Ci sono però almeno tre dati per pensare che siamo ancora in tempo a recuperare se interveniamo con politiche solide. Il primo è che l’aumento delle nascite è un obiettivo desiderato, come indica l’ampio divario tra il numero di figli che le coppie italiane vorrebbero avere – mediamente superiore a due secondo i dati Istat– e il numero che effettivamente si trovano a realizzare, pari a 1,34 figli. Oltre che desiderato, un incremento rilevante è possibile. Lo conferma la crescita osservata nelle regioni centrosettentrionali dal 1995 al 2010. In Emilia Romagna e Lombardia, in particolare, la fecondità in tale periodo è aumentata di circa 0,5 figli. Un aumento di tale entità è comparabile con quello del baby boom osservato nel corso degli anni Cinquanta e arrivato all’apice a metà anni Sessanta. La persistenza della crisi ha poi ripiegato verso il basso le scelte riproduttive in tutto il Paese. Ma se nei prossimi quindici anni la fecondità italiana fosse in grado di risalire di 0,5 figli otterremmo la convergenza con i Paesi Scandinavi.
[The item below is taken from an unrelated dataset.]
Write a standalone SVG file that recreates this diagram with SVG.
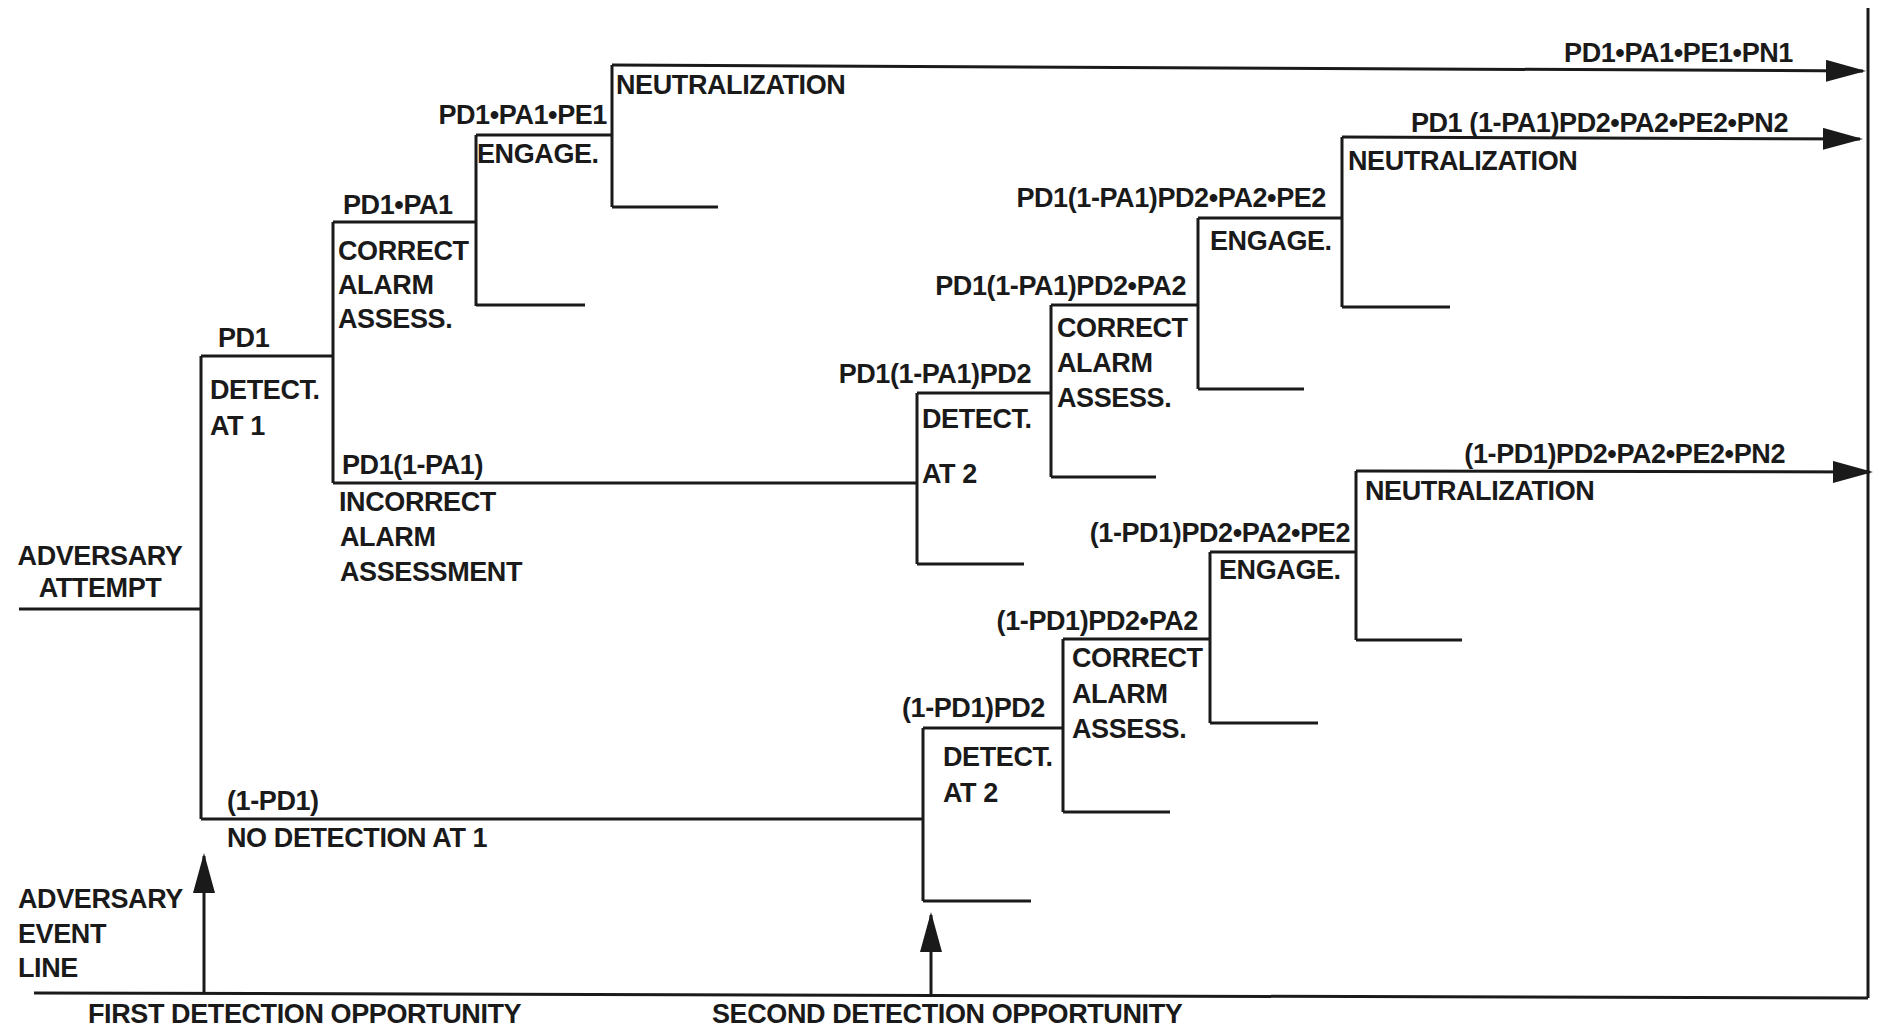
<svg xmlns="http://www.w3.org/2000/svg" width="1881" height="1029" viewBox="0 0 1881 1029">
<defs>
<marker id="arr" markerUnits="userSpaceOnUse" markerWidth="40" markerHeight="22" refX="37" refY="11" orient="auto">
<path d="M0,0 L40,11 L0,22 Z" fill="#1a1a1a"/>
</marker>
<style>
text{font-family:"Liberation Sans",Arial,sans-serif;font-weight:bold;font-size:27px;letter-spacing:-0.4px;fill:#1a1a1a}
.e{text-anchor:end}
.m{text-anchor:middle}
.ln{fill:none;stroke:#1a1a1a;stroke-width:3}
.ar{fill:none;stroke:#1a1a1a;stroke-width:3;marker-end:url(#arr)}
</style>
</defs>
<rect width="1881" height="1029" fill="#ffffff"/>
<g id="connectors">
<path class="ln" d="M19,609 H201 M201,356 V819 M201,356 H333 M333,222 V483 M333,222 H476 M476,135 V306 M476,135 H612 M612,65 V207 M612,207 H718 M476,305 H585"/>
<path class="ar" d="M612,65 L1863,71"/>
<path class="ln" d="M333,483 H917 M917,393 V564 M917,393 H1051 M917,564 H1024 M1051,305 V477 M1051,305 H1198 M1051,477 H1156 M1198,218 V389 M1198,218 H1342 M1198,389 H1304 M1342,137 V307 M1342,307 H1450"/>
<path class="ar" d="M1342,137 L1860,139"/>
<path class="ln" d="M201,819 H923 M923,728 V901 M923,728 H1063 M923,901 H1031 M1063,639 V812 M1063,639 H1210 M1063,812 H1170 M1210,552 V723 M1210,552 H1356 M1210,723 H1318 M1356,471 V640 M1356,640 H1462"/>
<path class="ar" d="M1356,471 L1870,472"/>
<path class="ln" d="M1868,8 V998 M34,993 L1868,998"/>
<path class="ar" d="M204,993 V856"/>
<path class="ar" d="M931,995 V915"/>
</g>
<g id="attempt">
<text class="m" x="100" y="565">ADVERSARY</text>
<text class="m" x="100" y="597">ATTEMPT</text>
</g>
<g id="detect1">
<text x="218" y="347">PD1</text>
<text x="210" y="399">DETECT.</text>
<text x="210" y="435">AT 1</text>
</g>
<g id="assess1">
<text x="343" y="214">PD1•PA1</text>
<text x="338" y="260">CORRECT</text>
<text x="338" y="294">ALARM</text>
<text x="338" y="328">ASSESS.</text>
</g>
<g id="engage1">
<text class="e" x="607" y="124">PD1•PA1•PE1</text>
<text x="477" y="163">ENGAGE.</text>
</g>
<g id="neutral1">
<text x="616" y="94">NEUTRALIZATION</text>
<text class="e" x="1793" y="62">PD1•PA1•PE1•PN1</text>
</g>
<g id="incorrect1">
<text x="342" y="474">PD1(1-PA1)</text>
<text x="339" y="511">INCORRECT</text>
<text x="340" y="546">ALARM</text>
<text x="340" y="581">ASSESSMENT</text>
</g>
<g id="detect2a">
<text class="e" x="1031" y="383">PD1(1-PA1)PD2</text>
<text x="922" y="428">DETECT.</text>
<text x="922" y="483">AT 2</text>
</g>
<g id="assess2a">
<text class="e" x="1186" y="295">PD1(1-PA1)PD2•PA2</text>
<text x="1057" y="337">CORRECT</text>
<text x="1057" y="372">ALARM</text>
<text x="1057" y="407">ASSESS.</text>
</g>
<g id="engage2a">
<text class="e" x="1326" y="207">PD1(1-PA1)PD2•PA2•PE2</text>
<text x="1210" y="250">ENGAGE.</text>
</g>
<g id="neutral2a">
<text class="e" x="1788" y="132">PD1 (1-PA1)PD2•PA2•PE2•PN2</text>
<text x="1348" y="170">NEUTRALIZATION</text>
</g>
<g id="nodetect1">
<text x="227" y="810">(1-PD1)</text>
<text x="227" y="847">NO DETECTION AT 1</text>
</g>
<g id="detect2b">
<text class="e" x="1045" y="717">(1-PD1)PD2</text>
<text x="943" y="766">DETECT.</text>
<text x="943" y="802">AT 2</text>
</g>
<g id="assess2b">
<text class="e" x="1198" y="630">(1-PD1)PD2•PA2</text>
<text x="1072" y="667">CORRECT</text>
<text x="1072" y="703">ALARM</text>
<text x="1072" y="738">ASSESS.</text>
</g>
<g id="engage2b">
<text class="e" x="1350" y="542">(1-PD1)PD2•PA2•PE2</text>
<text x="1219" y="579">ENGAGE.</text>
</g>
<g id="neutral2b">
<text class="e" x="1785" y="463">(1-PD1)PD2•PA2•PE2•PN2</text>
<text x="1365" y="500">NEUTRALIZATION</text>
</g>
<g id="eventline">
<text x="18" y="908">ADVERSARY</text>
<text x="18" y="943">EVENT</text>
<text x="18" y="977">LINE</text>
<text x="88" y="1023">FIRST DETECTION OPPORTUNITY</text>
<text x="712" y="1023">SECOND DETECTION OPPORTUNITY</text>
</g>
</svg>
Il terzo dato ci dice che oltre a essere desiderato e possibile, l’obiettivo di incoraggiare le nascite con politiche adeguate potrebbe oggi collocarsi in un contesto particolarmente favorevole. Nel 2015, secondo i più recenti dati Istat, i matrimoni sono per la prima volta tornati ad aumentare dall’inizio della recessione. La ripresa delle nascite, dopo una fase di crisi, parte sempre da una ripresa di effervescenza delle unioni di coppia. È stato così sia alla fine della seconda guerra mondiale e sia nel periodo del baby boom. Che quindi i matrimoni tornino a crescere è una buona premessa per la ripresa della natalità. Insomma, le condizioni ci sono e questo è il momento migliore, escludendo gli anni passati, per investire tutto ciò che serve a mettere in relazione virtuosa vitalità del presente e fiducia nel futuro. È una scommessa che sta nelle mani del Governo, ma che impegna tutto il Paese.